- Directed by: D.G. Brock
- Written by: P.D. Hughen
- Produced by: Bruce Stubblefield
- Starring: Olympia Dukakis Haley Joel Osment Alison Brie Veronica Cartwright James MacDonald Lew Temple Ellen Geer
- Cinematography: James Mathers
- Edited by: Peter Devaney Flanagan Stephen M. Rickert Jr.
- Music by: Greg Edmonson
- Release date: October 12, 2012 (LA Femme);
- Running time: 88 minutes
- Country: United States
- Language: English

= The Misadventures of the Dunderheads =

The Misadventures of the Dunderheads, also known as Montana Amazon, is a 2012 American independent black comedy road feature film starring Olympia Dukakis, Haley Joel Osment, and Alison Brie.

==Plot==
The Dunderheads are an eccentric Montana family who've been in the mountains far too long.

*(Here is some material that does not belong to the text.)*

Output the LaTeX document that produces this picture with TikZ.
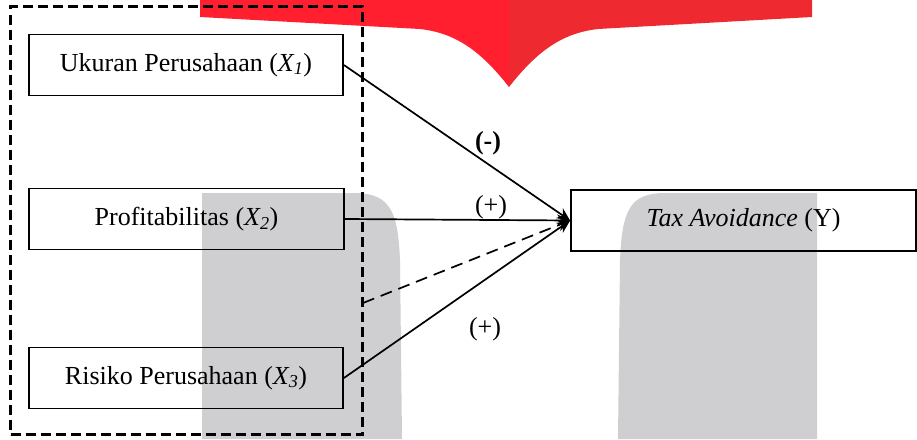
\documentclass[tikz,border=0pt]{standalone}
\usepackage{fontspec}
\setmainfont{Liberation Serif}
\usetikzlibrary{arrows.meta}
\definecolor{wmred}{HTML}{FF1F2F}
\definecolor{wmred2}{HTML}{EE2A30}
\definecolor{wmgray}{HTML}{CFCFD1}
\tikzset{
  varbox/.style={draw=black, line width=1.8pt, minimum height=61pt, inner sep=0pt, font=\fontsize{26}{30}\selectfont},
  conn/.style={line width=1.7pt, -{Stealth[length=13pt,width=12pt]}},
  lbl/.style={font=\fontsize{26}{30}\selectfont, inner sep=0pt},
  grpbox/.style={draw=black, line width=3.5pt, dash pattern=on 10pt off 5pt},
}
\begin{document}
\begin{tikzpicture}[x=1pt,y=-1pt]
\useasboundingbox (0,0) rectangle (917,439);
% watermark shapes
\fill[wmred] (200,0) -- (200,17) -- (420,29) .. controls (455,33) and (480,50) .. (509,87) -- (509,0) -- cycle;
\fill[wmred2] (509,0) -- (509,87) .. controls (538,50) and (563,33) .. (598,29) -- (812,17) -- (812,0) -- cycle;
\fill[wmgray] (202,439) -- (202,193) -- (355,193) .. controls (392,193) and (398,215) .. (400,260) -- (402,439) -- cycle;
\fill[wmgray] (618,439) -- (620,260) .. controls (622,210) and (630,193) .. (665,193) -- (817,193) -- (817,439) -- cycle;
% group box
\node[grpbox, minimum width=352pt, minimum height=428pt, inner sep=0pt] (grp) at (186.5,220.5) {};
% boxes
\node[varbox, minimum width=314pt] (x1) at (186,65) {Ukuran Perusahaan (\textit{X\textsubscript{1}})};
\node[varbox, minimum width=315pt] (x2) at (186.5,219) {Profitabilitas (\textit{X\textsubscript{2}})};
\node[varbox, minimum width=314pt] (x3) at (186,378) {Risiko Perusahaan (\textit{X\textsubscript{3}})};
\node[varbox, minimum width=345pt] (y) at (743.5,220.5) {\textit{Tax Avoidance} (Y)};
\coordinate (d) at (363,303);
% connectors
\draw[conn] (x1.east) -- (y.west);
\draw[conn] (x2.east) -- (y.west);
\draw[conn] (x3.east) -- (y.west);
\draw[conn, dash pattern=on 12pt off 7pt] (d) -- (y.west);
% labels
\node[lbl] (l1) at (488,143) {\textbf{(-)}};
\node[lbl] (l2) at (491,207) {(+)};
\node[lbl] (l3) at (485,329) {(+)};
\end{tikzpicture}
\end{document}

Now one step ahead of the law, matriarch Grandma Ira careens across the American West with her two wildly dysfunctional teenage grandkids.

==Cast==
- Olympia Dukakis – Ira Dunderhead
- Haley Joel Osment – Womple Dunderhead
- Alison Brie – Ella Dunderhead
  - Ariel Winter - Ella (age 9)
- Veronica Cartwright – Margaret
- Ellen Geer – Vernice
- Lew Temple – Trevor
- Angel Oquendo – Panicky Richard
- James MacDonald – Heirik

==Reception==
The finished film premiered in October 2012 at the Los Angeles Femme International Film Festival where its director, D.G. Brock, won the Best Feature Film Director award. The film was shown theatrically in art houses across the South by The Southern Circuit in March and April 2013. It was shown on the Starz Movie Channels from 2013 through August 2014.

==Awards==
The film, then titled Montana Amazon, won "Best Feature Film" at the 2010 "Big Apple Film Festival".

==Alternate version==
In 2023, the film was recut to 83 minutes and retitled Montana Amazon Redux.